The army has launched a massive operation to catch the attackers, but no arrests have yet been made. 

"The terrorists are doubling in audacity and activity, striking across the national territory and have acquired an incredible assault power," influential independent newspaper al-Watan wrote in an editorial on Sunday.

"One certitude isn't escaping citizens: the civil concord (amnesty law) hasn't at all achieved its objectives," it said.

President Abd al-Aziz Boutaflika won a landslide re-election in April on the back of halting much of the conflict ravaging the Arab country for the past 12 years - partly through a law which gave "rebels" amnesty in exchange for surrender.

More than 150,000 people, mostly civilians, have died since an insurgency began in 1992 after the army scrapped legislative elections which an Islamic party, the Islamic Salvation Front (FIS) was set to win, according to human rights groups.

Boutaflika is now promoting "national reconciliation" to end the conflict but he has given few details of a policy that analysts believe is aimed at a new amnesty for hundreds of insurgents still fighting.

Government mocked

Contrary to the wishes of many of its members, leaders of the al-Qaida-aligned Salafist Group for Preaching and Combat (GSPC) fighting for an Islamic state are against any peace move, according to analysts and security experts.
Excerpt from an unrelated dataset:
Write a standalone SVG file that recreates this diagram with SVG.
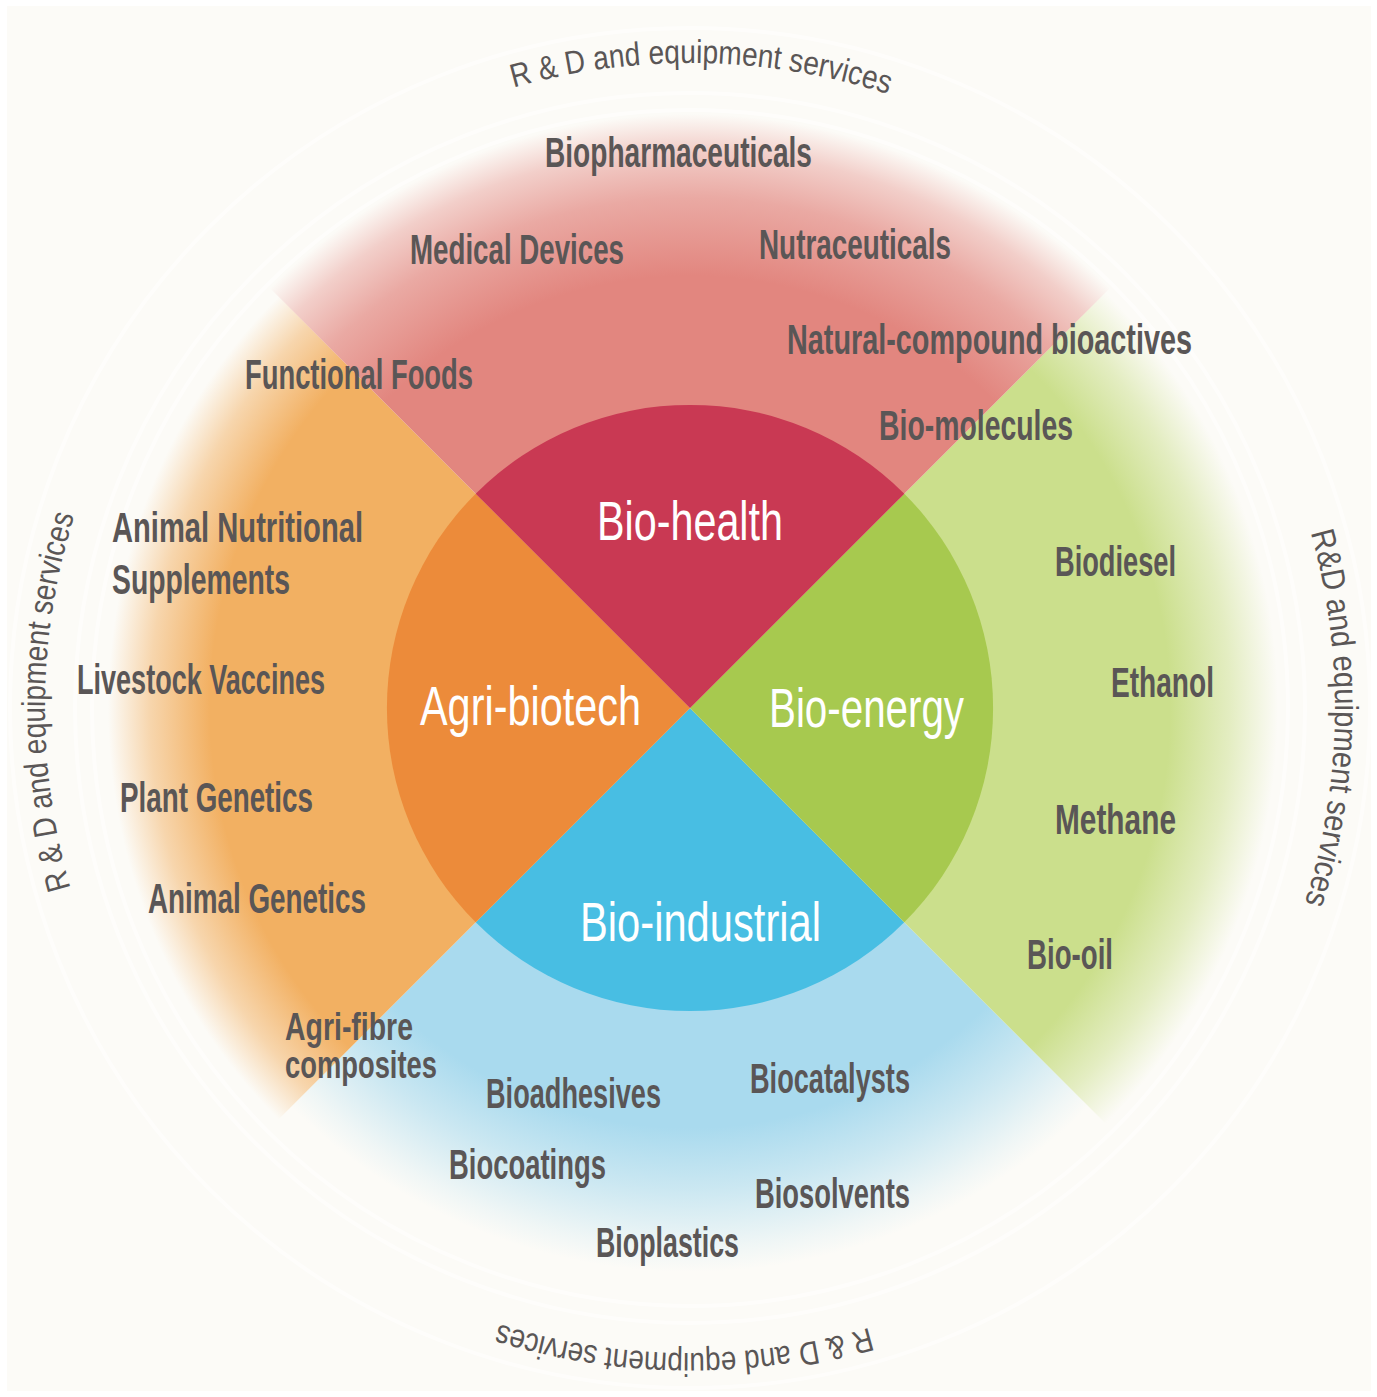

"The leaders are trying to stop members from defecting and the attacks suggest they're putting down their mark and showing they're a force to be reckoned with," said a Western diplomat.

But government-critical newspaper Liberte on Sunday attacked the national reconciliation plan as playing into the Islamists' hands and questioned the government's silence over recent killings, particularly the ambush which killed 10 soldiers and injured 16.

"It's the hour of great fraternity with the Islamists, reconciliation with the throat slitters and (rebel) surrenders," Liberte mocked.
 
Foreign investment is coming back and many Algerians are focusing on the fruits of a return to a partial normality as is witnessed by the opening of new businesses such as restaurants.